2 Rules for Ignoring Voicemail

Both of these should be totally obvious, but they aren’t, apparently, because people frequently break them.

  1. If they don’t explain, don’t call them back. I get caught ignoring this rule, repeatedly, but it just doesn’t add up. If that caller doesn’t tell you what it’s about, it’s not that they’ve forgotten, it’s that they don’t want to say. They’re betting that you don’t think you want what they’re selling but they will be able to change your mind. “This is Ralph Smith. Call me back at 555-555-1212.” No dice, Ralph; if you don’t have the courtesy to tell me why you called, I’m not calling you back.I admit I’ve broken the rule a few times when the teaser is too much to resist. For example “I want to tell you why your business sucks” or “I’m very unhappy with your customer service” is hard to resist, but in truth, even those calls are blatantly unfair, obviously trying to force a return phone call. I’ve only gotten a handful of these in 19 years running a business dealing with something like a million customers, and I called every one, but not one of them was really legitimate. People who have a real gripe say what it is. People who don’t say leave that out because they know that if they do, you won’t call back.
  2. Even if they do explain, if you don’t want what they’re selling, don’t return the call. In my case, that would be calls from recruiters, accountants, fulfillment businesses, or programming and development houses, not because there’s anything wrong with those businesses per se, but just because either I don’t want these services, or I already have a vendor. If the vendor calls you, unsolicited, you have no obligation to return that call.

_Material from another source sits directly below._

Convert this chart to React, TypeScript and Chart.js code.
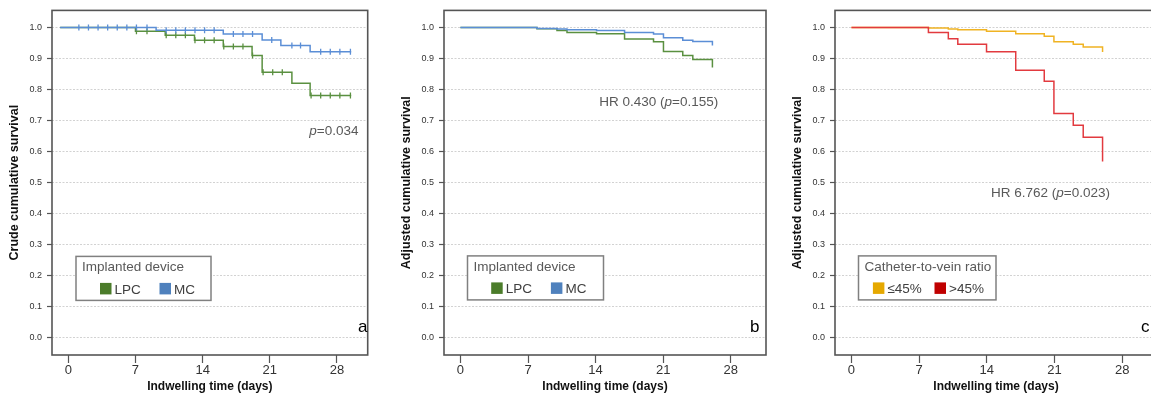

Is it rude to not return calls? No. At least not in either of these two cases. And yet, amazingly, don’t you occasionally get people who act like you were supposed to call them back, and it was rude of you not to. I know of one case in which a phone vendor making unsolicited cold calls called somebody back, angry, after she had quietly hung up on her. “Why did you hang up on me?” she demanded. Incredibly, that’s a true story.

I’m particularly annoyed at tactics intended to either trick you or guilt you or intrigue you into calling back when they know you wouldn’t. Oh, and those people who say they are just following up on an email they sent last week, or a letter they sent last week, unless they are really polite and friendly about it and they make it clear you’re not supposed to call them back unless you want to.

Ironically, it makes me wish for the sentiment expressed in that most famous of all spam opening lines: “We don’t want to waste our time, or yours.” Prove it.